== REQUEST ==
Starting at the line that contains "Write a Python" and stopping after the line that contains "unicameral = [51, None, 57, 40, 48, 50]", copy the lines exactly. Pictures are left out.
# # # #
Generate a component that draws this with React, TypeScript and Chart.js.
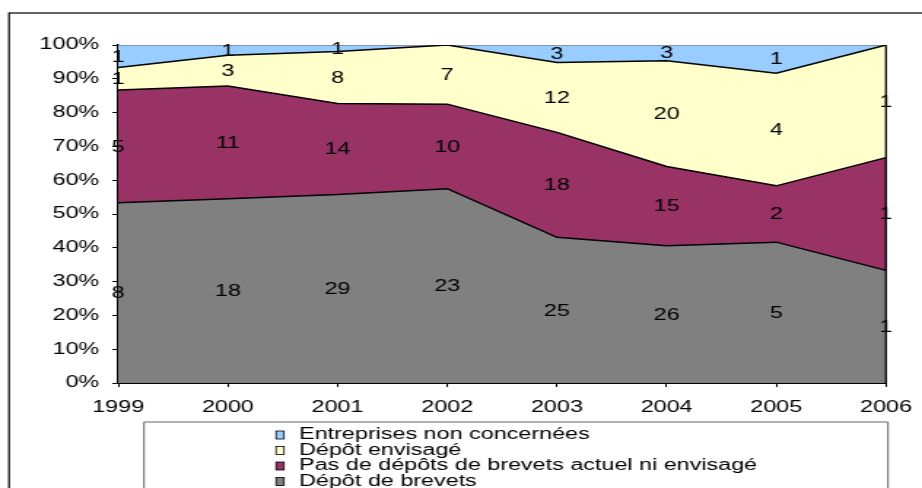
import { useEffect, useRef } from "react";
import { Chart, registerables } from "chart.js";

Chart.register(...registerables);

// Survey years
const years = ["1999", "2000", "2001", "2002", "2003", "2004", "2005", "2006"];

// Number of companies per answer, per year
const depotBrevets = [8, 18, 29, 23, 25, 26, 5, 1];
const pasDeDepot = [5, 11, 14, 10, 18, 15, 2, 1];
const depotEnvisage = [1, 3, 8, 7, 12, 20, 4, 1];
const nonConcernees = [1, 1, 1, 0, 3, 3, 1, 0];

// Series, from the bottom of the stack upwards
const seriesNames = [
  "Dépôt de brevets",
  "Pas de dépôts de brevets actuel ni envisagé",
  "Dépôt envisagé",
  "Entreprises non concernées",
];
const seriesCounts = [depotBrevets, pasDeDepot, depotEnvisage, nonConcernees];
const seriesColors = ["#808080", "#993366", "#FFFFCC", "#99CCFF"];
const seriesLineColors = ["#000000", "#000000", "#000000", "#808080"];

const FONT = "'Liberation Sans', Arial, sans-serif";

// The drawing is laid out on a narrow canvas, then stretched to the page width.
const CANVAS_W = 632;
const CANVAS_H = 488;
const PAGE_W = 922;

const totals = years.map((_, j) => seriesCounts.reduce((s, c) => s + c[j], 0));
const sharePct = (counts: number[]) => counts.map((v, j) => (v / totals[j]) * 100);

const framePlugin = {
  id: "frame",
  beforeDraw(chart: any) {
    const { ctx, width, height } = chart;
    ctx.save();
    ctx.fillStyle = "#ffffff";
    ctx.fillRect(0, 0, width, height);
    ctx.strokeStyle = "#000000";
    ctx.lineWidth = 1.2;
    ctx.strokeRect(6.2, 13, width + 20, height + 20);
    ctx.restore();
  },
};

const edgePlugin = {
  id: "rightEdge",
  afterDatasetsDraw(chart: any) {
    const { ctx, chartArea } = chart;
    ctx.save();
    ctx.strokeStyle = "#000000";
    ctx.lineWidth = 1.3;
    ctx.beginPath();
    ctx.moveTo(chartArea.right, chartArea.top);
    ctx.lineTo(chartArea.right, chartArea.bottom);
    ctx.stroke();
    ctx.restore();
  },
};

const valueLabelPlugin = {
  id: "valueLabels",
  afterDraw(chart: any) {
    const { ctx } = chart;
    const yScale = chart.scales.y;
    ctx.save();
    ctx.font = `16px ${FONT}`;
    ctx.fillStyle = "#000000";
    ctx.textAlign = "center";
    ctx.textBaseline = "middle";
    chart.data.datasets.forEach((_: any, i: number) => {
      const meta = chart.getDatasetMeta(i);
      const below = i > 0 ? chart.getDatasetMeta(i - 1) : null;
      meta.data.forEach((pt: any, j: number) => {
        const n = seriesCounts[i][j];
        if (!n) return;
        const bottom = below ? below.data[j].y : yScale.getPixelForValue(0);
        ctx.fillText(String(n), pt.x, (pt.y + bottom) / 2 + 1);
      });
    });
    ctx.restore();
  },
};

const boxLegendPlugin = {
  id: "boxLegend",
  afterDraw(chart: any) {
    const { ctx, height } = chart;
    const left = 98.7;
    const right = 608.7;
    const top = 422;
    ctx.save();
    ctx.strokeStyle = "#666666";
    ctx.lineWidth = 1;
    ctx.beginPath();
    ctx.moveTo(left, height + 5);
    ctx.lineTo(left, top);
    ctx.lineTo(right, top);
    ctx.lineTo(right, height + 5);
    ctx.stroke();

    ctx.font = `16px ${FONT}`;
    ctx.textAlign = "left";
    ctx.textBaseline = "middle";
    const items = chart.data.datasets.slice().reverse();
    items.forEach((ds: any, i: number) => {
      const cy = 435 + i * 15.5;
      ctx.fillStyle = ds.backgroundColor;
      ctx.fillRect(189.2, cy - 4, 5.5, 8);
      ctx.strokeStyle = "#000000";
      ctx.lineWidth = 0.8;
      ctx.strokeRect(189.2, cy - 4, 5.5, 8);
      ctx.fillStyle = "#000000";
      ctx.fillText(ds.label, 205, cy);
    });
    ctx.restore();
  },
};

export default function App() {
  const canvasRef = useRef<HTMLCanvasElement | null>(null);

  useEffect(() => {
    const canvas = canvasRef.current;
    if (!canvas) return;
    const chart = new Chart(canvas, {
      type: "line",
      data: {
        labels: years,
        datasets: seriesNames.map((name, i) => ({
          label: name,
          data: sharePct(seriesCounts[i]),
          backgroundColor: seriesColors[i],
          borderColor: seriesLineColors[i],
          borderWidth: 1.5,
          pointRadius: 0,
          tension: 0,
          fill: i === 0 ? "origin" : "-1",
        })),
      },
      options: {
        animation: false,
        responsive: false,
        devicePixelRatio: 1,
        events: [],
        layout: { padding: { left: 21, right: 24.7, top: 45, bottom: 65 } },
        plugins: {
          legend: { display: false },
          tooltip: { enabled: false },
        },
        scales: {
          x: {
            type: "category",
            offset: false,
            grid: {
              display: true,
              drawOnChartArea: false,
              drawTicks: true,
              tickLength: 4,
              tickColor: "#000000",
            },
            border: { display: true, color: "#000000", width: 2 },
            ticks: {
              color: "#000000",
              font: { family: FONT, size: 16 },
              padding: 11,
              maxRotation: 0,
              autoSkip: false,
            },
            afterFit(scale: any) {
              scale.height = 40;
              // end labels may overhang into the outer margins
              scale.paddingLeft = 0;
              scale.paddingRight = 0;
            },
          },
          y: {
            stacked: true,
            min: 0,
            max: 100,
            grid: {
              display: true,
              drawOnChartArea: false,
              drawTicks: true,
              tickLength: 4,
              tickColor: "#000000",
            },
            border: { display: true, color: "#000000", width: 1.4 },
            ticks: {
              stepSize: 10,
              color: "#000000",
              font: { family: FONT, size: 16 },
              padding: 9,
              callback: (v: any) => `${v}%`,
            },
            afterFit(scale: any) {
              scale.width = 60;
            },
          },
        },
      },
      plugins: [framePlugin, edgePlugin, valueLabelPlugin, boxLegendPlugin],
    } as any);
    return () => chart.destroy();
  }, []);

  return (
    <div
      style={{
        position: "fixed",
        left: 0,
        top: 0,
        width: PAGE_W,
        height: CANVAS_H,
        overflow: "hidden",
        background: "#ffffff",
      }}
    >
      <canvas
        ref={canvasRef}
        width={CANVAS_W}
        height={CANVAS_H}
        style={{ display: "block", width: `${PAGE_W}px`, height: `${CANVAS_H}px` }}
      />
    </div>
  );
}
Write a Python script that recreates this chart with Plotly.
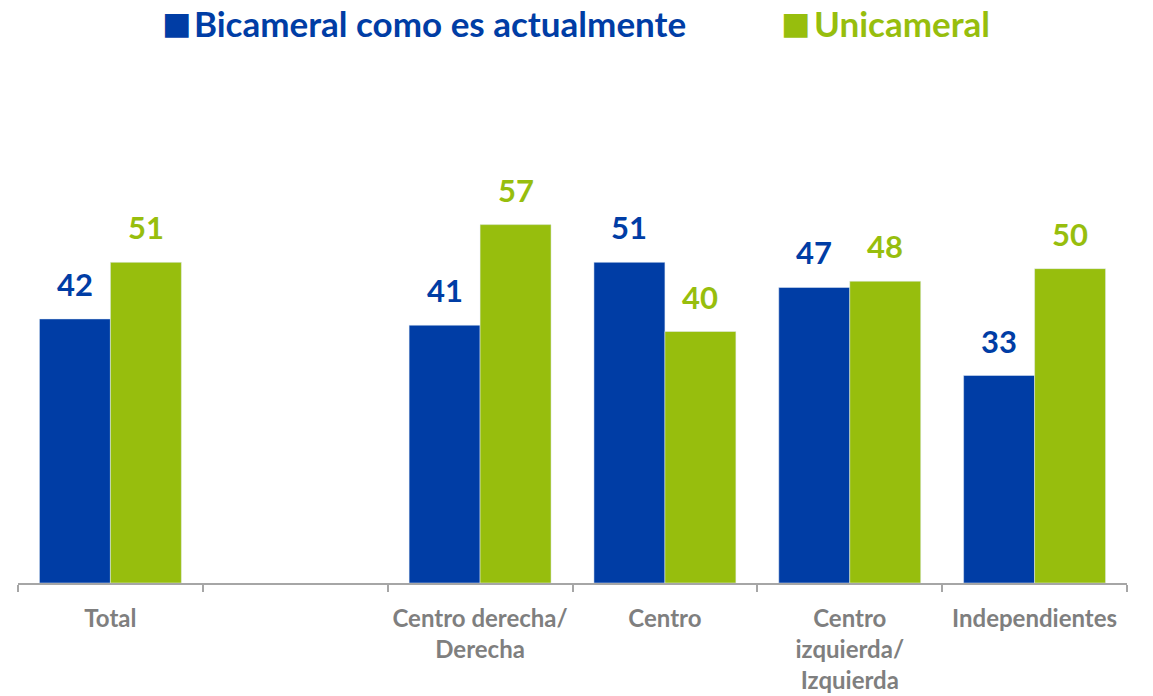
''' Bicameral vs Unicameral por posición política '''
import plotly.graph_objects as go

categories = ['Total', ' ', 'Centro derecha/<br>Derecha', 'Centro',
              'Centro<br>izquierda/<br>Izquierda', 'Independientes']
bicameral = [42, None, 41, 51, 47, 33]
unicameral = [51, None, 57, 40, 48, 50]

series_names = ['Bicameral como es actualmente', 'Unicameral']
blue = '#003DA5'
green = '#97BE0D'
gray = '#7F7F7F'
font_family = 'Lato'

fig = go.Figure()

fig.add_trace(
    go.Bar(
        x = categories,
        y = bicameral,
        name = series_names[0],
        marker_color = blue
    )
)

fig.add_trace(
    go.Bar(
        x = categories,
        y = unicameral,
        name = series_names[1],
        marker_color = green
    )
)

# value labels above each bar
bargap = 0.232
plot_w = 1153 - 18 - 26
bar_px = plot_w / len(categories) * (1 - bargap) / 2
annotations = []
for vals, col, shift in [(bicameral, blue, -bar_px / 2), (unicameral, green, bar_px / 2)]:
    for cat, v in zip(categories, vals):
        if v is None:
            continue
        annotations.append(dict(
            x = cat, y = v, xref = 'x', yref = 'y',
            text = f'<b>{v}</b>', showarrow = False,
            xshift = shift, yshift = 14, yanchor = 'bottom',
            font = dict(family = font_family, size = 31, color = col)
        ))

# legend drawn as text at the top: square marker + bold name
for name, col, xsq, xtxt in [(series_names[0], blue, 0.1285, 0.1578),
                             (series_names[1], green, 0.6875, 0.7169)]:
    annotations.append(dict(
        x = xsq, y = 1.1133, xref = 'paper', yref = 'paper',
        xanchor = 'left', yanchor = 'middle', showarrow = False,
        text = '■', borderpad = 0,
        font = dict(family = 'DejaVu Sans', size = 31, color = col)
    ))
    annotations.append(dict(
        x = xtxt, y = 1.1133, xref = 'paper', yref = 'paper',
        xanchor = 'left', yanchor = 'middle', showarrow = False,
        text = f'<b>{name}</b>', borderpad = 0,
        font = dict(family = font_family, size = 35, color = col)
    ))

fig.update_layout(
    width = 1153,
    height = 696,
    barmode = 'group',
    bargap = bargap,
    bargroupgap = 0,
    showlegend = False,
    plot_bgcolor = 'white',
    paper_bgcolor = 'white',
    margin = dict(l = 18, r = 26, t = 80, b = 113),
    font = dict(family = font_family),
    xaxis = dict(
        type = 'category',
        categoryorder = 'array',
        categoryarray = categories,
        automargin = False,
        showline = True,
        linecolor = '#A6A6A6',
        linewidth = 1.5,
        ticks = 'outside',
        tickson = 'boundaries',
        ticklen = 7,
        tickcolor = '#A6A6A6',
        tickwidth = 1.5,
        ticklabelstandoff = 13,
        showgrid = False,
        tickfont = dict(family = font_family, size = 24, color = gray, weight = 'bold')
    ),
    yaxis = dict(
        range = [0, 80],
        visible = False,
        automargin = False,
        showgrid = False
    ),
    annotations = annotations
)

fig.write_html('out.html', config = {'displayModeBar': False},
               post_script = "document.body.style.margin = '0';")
# # # #
== TASK SOLUTION ==
Write a Python script that recreates this chart with Plotly.
''' Bicameral vs Unicameral por posición política '''
import plotly.graph_objects as go

categories = ['Total', ' ', 'Centro derecha/<br>Derecha', 'Centro',
              'Centro<br>izquierda/<br>Izquierda', 'Independientes']
bicameral = [42, None, 41, 51, 47, 33]
unicameral = [51, None, 57, 40, 48, 50]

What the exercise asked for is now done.